Load-carrying members are designed to stabilize two rows of upright frames, ensuring the rack system functions at its intended load capacity. These components serve as spacers for back-to-back pallet racks, maintaining consistent spacing between the racks. They should be positioned at elevations that create a direct load path between the columns of the back-to-back frames.
During your inspection, make sure to review the following issues:
- Are any of the previously mentioned items in place and properly secured?
- Are any missing?
Additional Factors to Consider During Warehouse Rack Inspections
Do your rack inspections cover all aspects and remain current? Below are additional factors to consider concerning the safety of your warehouse racks:
- Documentation: Do you possess updated rack load capacity and configuration drawings or plans for your warehouse racking systems?

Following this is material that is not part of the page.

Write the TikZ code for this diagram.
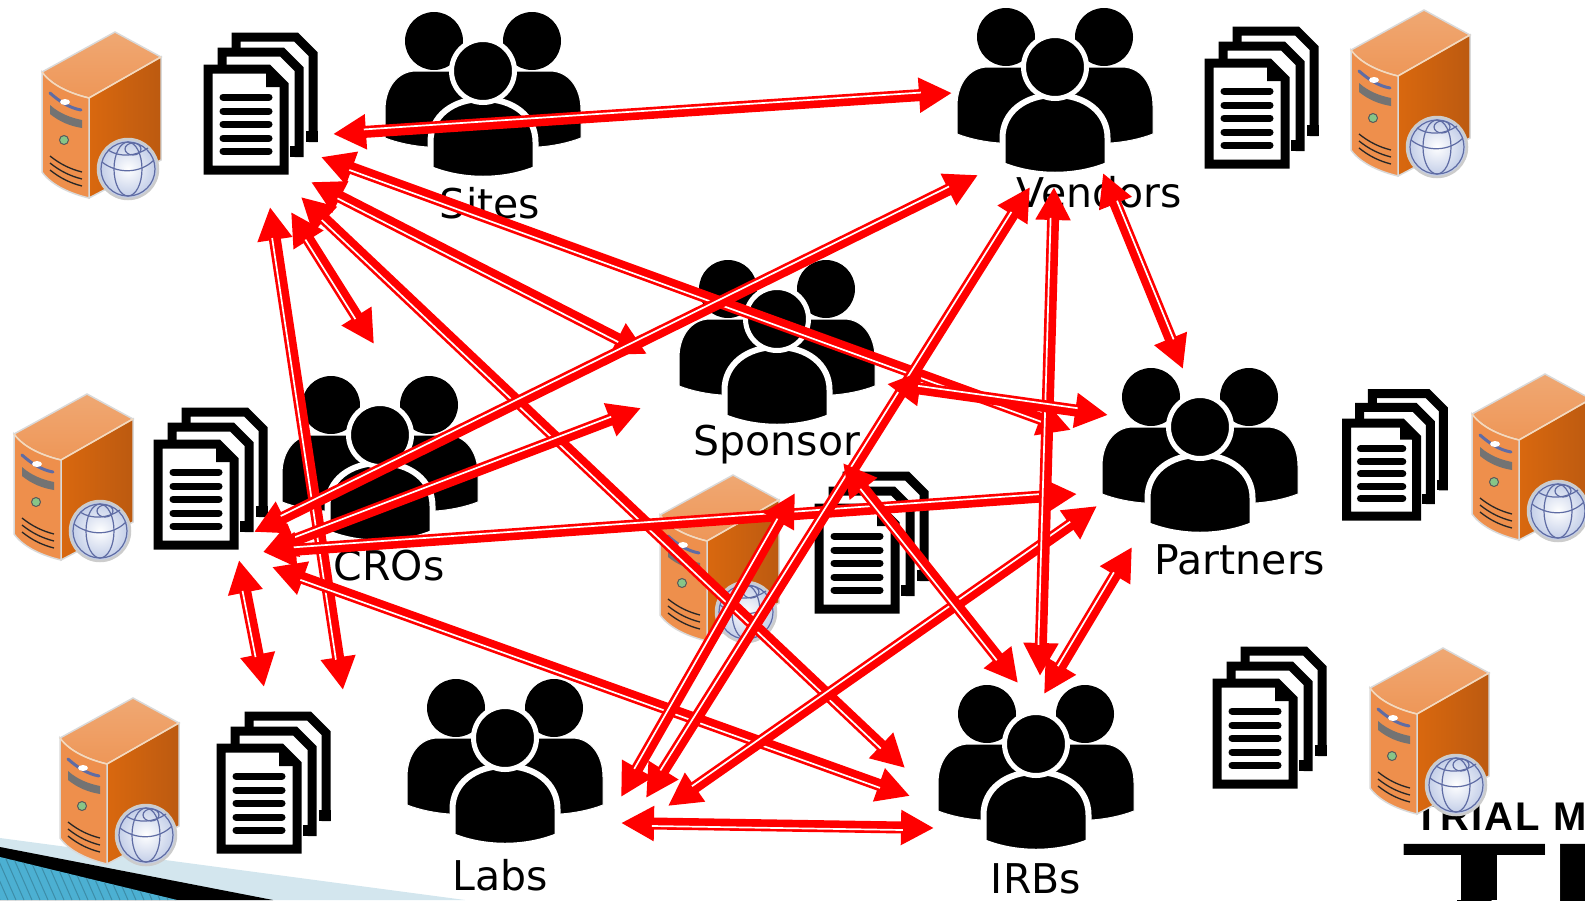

- Employee Training: Are employees adequately trained to recognize rack safety hazards and issues? Is there a procedure for reporting damage?
- Visual Inspections: Do regular visual inspections of the pallet racking systems occur in your warehouse?

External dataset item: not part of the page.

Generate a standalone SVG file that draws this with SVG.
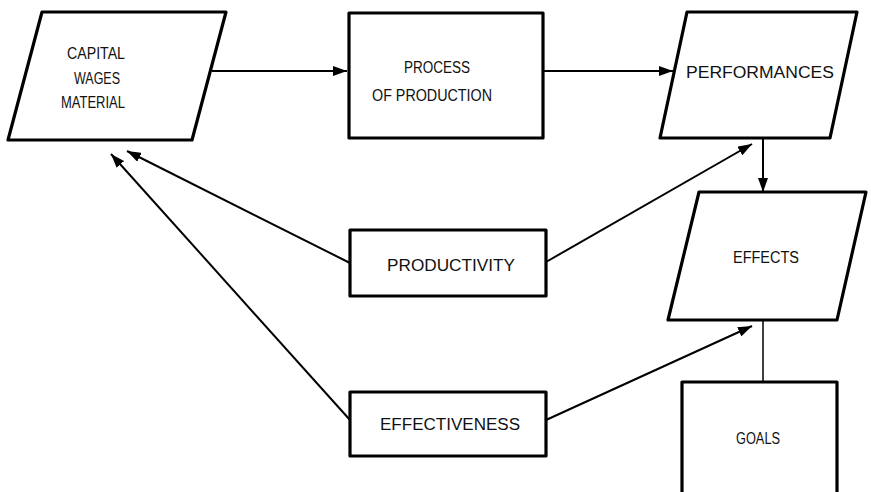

- Aisle Conditions: Are the aisles between your racking systems clear and free from obstruction or clutter, with adequate lighting and space for forklift operators to maneuver?
- Rack Safety Program: Have you established a comprehensive rack safety program encompassing your warehouse’s rack maintenance and inspection procedures?
- Installation Compliance: Are the racks installed according to the drawings and specifications provided by the rack manufacturer or an engineer?
- Load Capacity Visibility: Are your pallet racks’ maximum rated load capacity visible to operators on labels or plaques?
- Flooring Condition: How is the condition of your flooring or concrete slab? Have you noticed any cracks near the base plates of the racks?
- Rust and Corrosion: Do you see any signs of corrosion or rust on the pallet racks, especially hidden areas like behind guards or at the base?
- Prevention Accessories: Do you use protection accessories such as nets, screens, or wire mesh decking to prevent objects from falling into walkways where pedestrians circulate?
- Protective Measures: Have you installed protective guards on the racks in high-traffic areas or at the end of the aisles?
In summary, rack inspections can sometimes be challenging, especially for those needing more time, resources, or expertise. That’s why teaming up with a rack safety expert is so beneficial. By partnering with these professionals, you can focus on your business while they take care of rack safety. Whether you need advice on safety practices, help with maintenance, or support in an incident, these experts are here to ensure your warehouse runs safely and efficiently.